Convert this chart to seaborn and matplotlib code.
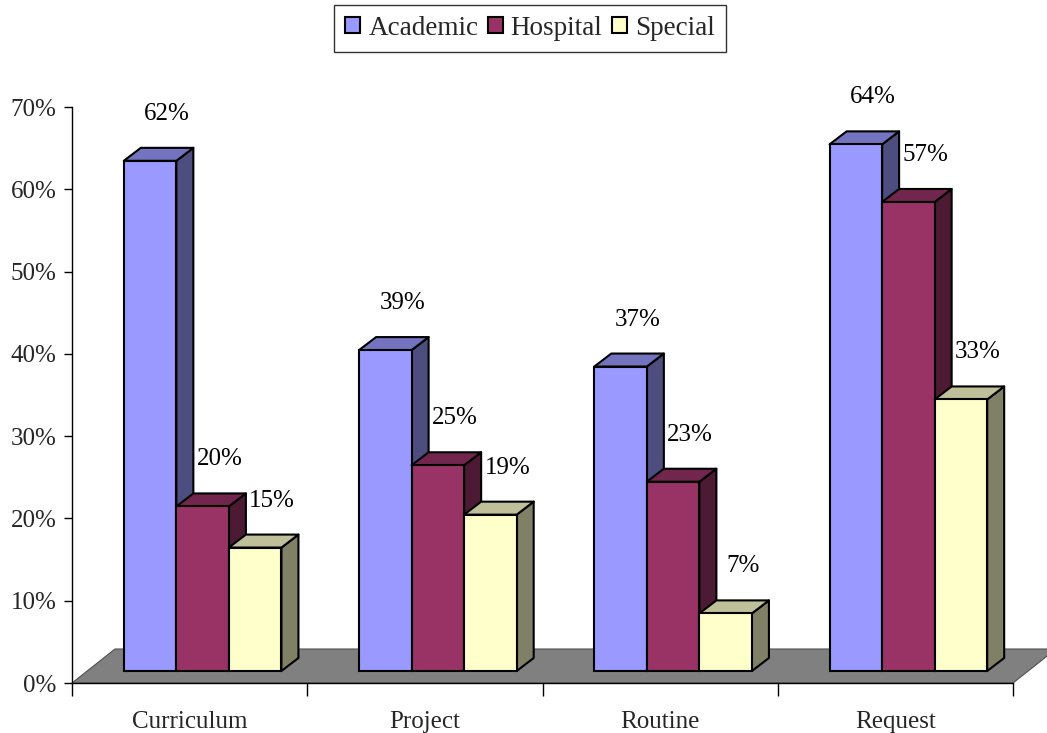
import matplotlib
matplotlib.use("Agg")
import matplotlib.pyplot as plt
import matplotlib.transforms as mtrans
from matplotlib.patches import Polygon, Patch
import matplotlib.colors as mcolors
import seaborn as sns
import pandas as pd
import numpy as np

categories = ["Curriculum", "Project", "Routine", "Request"]
series = ["Academic", "Hospital", "Special"]
academic = [62, 39, 37, 64]
hospital = [20, 25, 23, 57]
special = [15, 19, 7, 33]
front_colors = ["#9999FF", "#993366", "#FFFFCC"]
y_ticks = [0, 10, 20, 30, 40, 50, 60, 70]

sns.set_theme(style="white")
plt.rcParams["font.family"] = ["Liberation Serif", "DejaVu Serif"]

W, H = 1047, 733
DPI = 100
fig = plt.figure(figsize=(W / DPI, H / DPI), dpi=DPI)
ax_l, ax_r, ax_b, ax_t = 72, 1013, 683, 107
ax = fig.add_axes([ax_l / W, (H - ax_b) / H, (ax_r - ax_l) / W, (ax_b - ax_t) / H])

rows = []
for s, vals in zip(series, [academic, hospital, special]):
    for c, v in zip(categories, vals):
        rows.append({"category": c, "series": s, "value": v})
df = pd.DataFrame(rows)

sns.barplot(data=df, x="category", y="value", hue="series", order=categories,
            hue_order=series, palette=front_colors, width=0.67, gap=0,
            saturation=1, edgecolor="black", linewidth=1.5, ax=ax, legend=False)

ax.set_xlim(-0.5, 3.5)
ax.set_ylim(0, 70)

px_x = (ax_r - ax_l) / 4.0
px_y = (ax_b - ax_t) / 70.0

# floor
fdx, fdy = 43 / px_x, 34 / px_y
floor = Polygon([(-0.5, 0), (3.5, 0), (3.5 + fdx, fdy), (-0.5 + fdx, fdy)],
                closed=True, facecolor="#808080", edgecolor="#505050",
                linewidth=0.8, clip_on=False, zorder=0.5)
ax.add_patch(floor)

# bar 3D faces
shift = mtrans.ScaledTranslation(13 / DPI, 12 / DPI, fig.dpi_scale_trans)
tr = ax.transData + shift
ddx, ddy = 17 / px_x, 13 / px_y

bars = sorted([p for p in ax.patches if p is not floor and p.get_height() > 0],
              key=lambda p: p.get_x())
for i, p in enumerate(bars):
    x0, w, h = p.get_x(), p.get_width(), p.get_height()
    fc = np.array(mcolors.to_rgb(p.get_facecolor()))
    z = 2 + i * 0.1
    side = Polygon([(x0 + w, 0), (x0 + w + ddx, ddy), (x0 + w + ddx, h + ddy), (x0 + w, h)],
                   closed=True, facecolor=fc * 0.5, edgecolor="black", linewidth=1.5,
                   transform=tr, clip_on=False, zorder=z, joinstyle="round")
    top = Polygon([(x0, h), (x0 + w, h), (x0 + w + ddx, h + ddy), (x0 + ddx, h + ddy)],
                  closed=True, facecolor=fc * 0.75, edgecolor="black", linewidth=1.5,
                  transform=tr, clip_on=False, zorder=z, joinstyle="round")
    ax.add_patch(side)
    ax.add_patch(top)
    p.set_transform(tr)
    p.set_clip_on(False)
    p.set_zorder(z + 0.05)
    ax.annotate(f"{int(round(h))}%", xy=(x0 + w / 2, h), xytext=(30, 59),
                textcoords="offset pixels", ha="center", va="center",
                fontsize=18, color="black", zorder=10, annotation_clip=False)

# axes styling
for s in ["top", "right"]:
    ax.spines[s].set_visible(False)
for s in ["left", "bottom"]:
    ax.spines[s].set_color("black")
    ax.spines[s].set_linewidth(1.0)
    ax.spines[s].set_zorder(1)

ax.set_yticks(y_ticks)
ax.set_yticklabels([f"{t}%" for t in y_ticks])
ax.set_xticks(range(len(categories)))
ax.set_xticklabels(categories)
ax.set_xticks(np.arange(-0.5, 4.0, 1.0), minor=True)
ax.tick_params(axis="y", direction="out", length=6, width=1, color="black",
               labelsize=18, pad=5, left=True)
ax.tick_params(axis="x", which="major", length=0, labelsize=18, pad=20)
ax.tick_params(axis="x", which="minor", direction="out", length=9, width=1,
               color="black", bottom=True)
ax.set_xlabel("")
ax.set_ylabel("")
ax.grid(False)

handles = [Patch(facecolor=c, edgecolor="black", linewidth=1.5, label=s)
           for c, s in zip(front_colors, series)]
leg = fig.legend(handles=handles, loc="upper center", ncol=3,
                 bbox_to_anchor=(530 / W, 1 - 5 / H), frameon=True, fancybox=False,
                 edgecolor="black", fontsize=19.5, handlelength=0.55, handleheight=0.55,
                 handletextpad=0.3, columnspacing=0.35, borderpad=0.4, borderaxespad=0)
leg.get_frame().set_linewidth(1.0)

fig.savefig("out.png", dpi=DPI, facecolor="white")
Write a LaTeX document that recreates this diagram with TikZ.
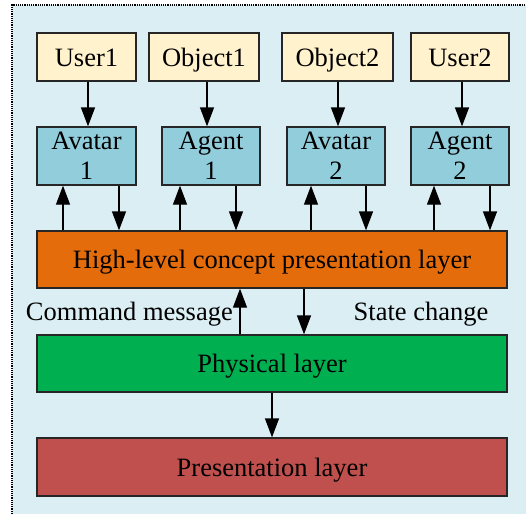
\documentclass[tikz,border=0pt]{standalone}
\usepackage{fontspec}
\setmainfont{Liberation Serif}
\usetikzlibrary{arrows.meta,calc}
\definecolor{panelbg}{HTML}{DAEEF3}
\definecolor{srcfill}{HTML}{FFF2CC}
\definecolor{agentfill}{HTML}{92CDDC}
\definecolor{hlfill}{HTML}{E46C0A}
\definecolor{physfill}{HTML}{00B050}
\definecolor{presfill}{HTML}{C0504D}
\begin{document}
\begin{tikzpicture}[x=1pt,y=-1pt,
  box/.style={draw=black!85,line width=1.3pt,inner sep=0pt,
    font=\fontsize{26.5}{30}\selectfont,align=center},
  oneline/.style={text height=18.5pt,text depth=0pt},
  srcbox/.style={box,oneline,fill=srcfill,minimum height=48pt},
  agentbox/.style={box,fill=agentfill,minimum width=98pt,minimum height=58pt},
  layerbox/.style={box,oneline,minimum width=470pt,minimum height=57pt},
  arr/.style={line width=1.3pt,-{Triangle[length=19pt,width=14pt]}},
  lbl/.style={font=\fontsize{26.5}{30}\selectfont,inner sep=0pt,oneline}]
\useasboundingbox (0,0) rectangle (526,514);
% panel background with dotted left and top edges
\fill[panelbg] (12,5) rectangle (526,514);
\draw[densely dotted,line width=1.2pt] (12,514) -- (12,5) -- (526,5);

% sources
\node[srcbox,minimum width=99pt] (u1) at (86.5,57) {User1};
\node[srcbox,minimum width=110pt] (o1) at (204,57) {Object1};
\node[srcbox,minimum width=111pt] (o2) at (337.5,57) {Object2};
\node[srcbox,minimum width=98pt] (u2) at (460,57) {User2};

% avatars and agents
\node[agentbox,minimum width=99pt] (av1) at (86.5,156) {Avatar\\1};
\node[agentbox] (ag1) at (211,156) {Agent\\1};
\node[agentbox] (av2) at (336,156) {Avatar\\2};
\node[agentbox] (ag2) at (460,156) {Agent\\2};

% layers
\node[layerbox,fill=hlfill] (hl) at (272,259.5) {High-level concept presentation layer};
\node[layerbox,fill=physfill] (ph) at (272,363.5) {Physical layer};
\node[layerbox,fill=presfill,minimum height=58pt] (pr) at (272,467) {Presentation layer};

% sources feed their avatar or agent
\draw[arr] ($(u1.south)+(1.5,0)$) coordinate (c1) -- (c1 |- av1.north);
\draw[arr] ($(o1.south)+(3,0)$) coordinate (c2) -- (c2 |- ag1.north);
\draw[arr] ($(o2.south)+(0.5,0)$) coordinate (c3) -- (c3 |- av2.north);
\draw[arr] ($(u2.south)+(2,0)$) coordinate (c4) -- (c4 |- ag2.north);

% exchange with the high-level layer
\coordinate (a1u) at ($(av1.south)+(-23.5,0)$);
\coordinate (a1d) at ($(av1.south)+(32.5,0)$);
\coordinate (g1u) at ($(ag1.south)+(-31,0)$);
\coordinate (g1d) at ($(ag1.south)+(25,0)$);
\coordinate (a2u) at ($(av2.south)+(-25,0)$);
\coordinate (a2d) at ($(av2.south)+(30,0)$);
\coordinate (g2u) at ($(ag2.south)+(-26,0)$);
\coordinate (g2d) at ($(ag2.south)+(30,0)$);
\foreach \p in {a1u,g1u,a2u,g2u}
  \draw[arr] (\p |- hl.north) -- (\p);
\foreach \p in {a1d,g1d,a2d,g2d}
  \draw[arr] (\p) -- (\p |- hl.north);

% high-level layer and physical layer
\coordinate (cmd) at ($(ph.north)+(-32,0)$);
\coordinate (st) at ($(ph.north)+(32,0)$);
\draw[arr] (cmd) -- (cmd |- hl.south);
\draw[arr] (st |- hl.south) -- (st);
\node[lbl,anchor=east] (cmdlbl) at (233,311) {Command message};
\node[lbl] (stlbl) at (421,311) {State change};

% physical layer drives presentation
\draw[arr] (ph.south) -- (pr.north);
\end{tikzpicture}
\end{document}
******************************
#### Exercise objective:
Restate the lines of the records exactly, starting at the first and stopping after the line with "ddx, ddy = 17 / px_x, 13 / px_y". Leave out any picture.

#### Answer to the problem:
Convert this chart to seaborn and matplotlib code.
import matplotlib
matplotlib.use("Agg")
import matplotlib.pyplot as plt
import matplotlib.transforms as mtrans
from matplotlib.patches import Polygon, Patch
import matplotlib.colors as mcolors
import seaborn as sns
import pandas as pd
import numpy as np

categories = ["Curriculum", "Project", "Routine", "Request"]
series = ["Academic", "Hospital", "Special"]
academic = [62, 39, 37, 64]
hospital = [20, 25, 23, 57]
special = [15, 19, 7, 33]
front_colors = ["#9999FF", "#993366", "#FFFFCC"]
y_ticks = [0, 10, 20, 30, 40, 50, 60, 70]

sns.set_theme(style="white")
plt.rcParams["font.family"] = ["Liberation Serif", "DejaVu Serif"]

W, H = 1047, 733
DPI = 100
fig = plt.figure(figsize=(W / DPI, H / DPI), dpi=DPI)
ax_l, ax_r, ax_b, ax_t = 72, 1013, 683, 107
ax = fig.add_axes([ax_l / W, (H - ax_b) / H, (ax_r - ax_l) / W, (ax_b - ax_t) / H])

rows = []
for s, vals in zip(series, [academic, hospital, special]):
    for c, v in zip(categories, vals):
        rows.append({"category": c, "series": s, "value": v})
df = pd.DataFrame(rows)

sns.barplot(data=df, x="category", y="value", hue="series", order=categories,
            hue_order=series, palette=front_colors, width=0.67, gap=0,
            saturation=1, edgecolor="black", linewidth=1.5, ax=ax, legend=False)

ax.set_xlim(-0.5, 3.5)
ax.set_ylim(0, 70)

px_x = (ax_r - ax_l) / 4.0
px_y = (ax_b - ax_t) / 70.0

# floor
fdx, fdy = 43 / px_x, 34 / px_y
floor = Polygon([(-0.5, 0), (3.5, 0), (3.5 + fdx, fdy), (-0.5 + fdx, fdy)],
                closed=True, facecolor="#808080", edgecolor="#505050",
                linewidth=0.8, clip_on=False, zorder=0.5)
ax.add_patch(floor)

# bar 3D faces
shift = mtrans.ScaledTranslation(13 / DPI, 12 / DPI, fig.dpi_scale_trans)
tr = ax.transData + shift
ddx, ddy = 17 / px_x, 13 / px_y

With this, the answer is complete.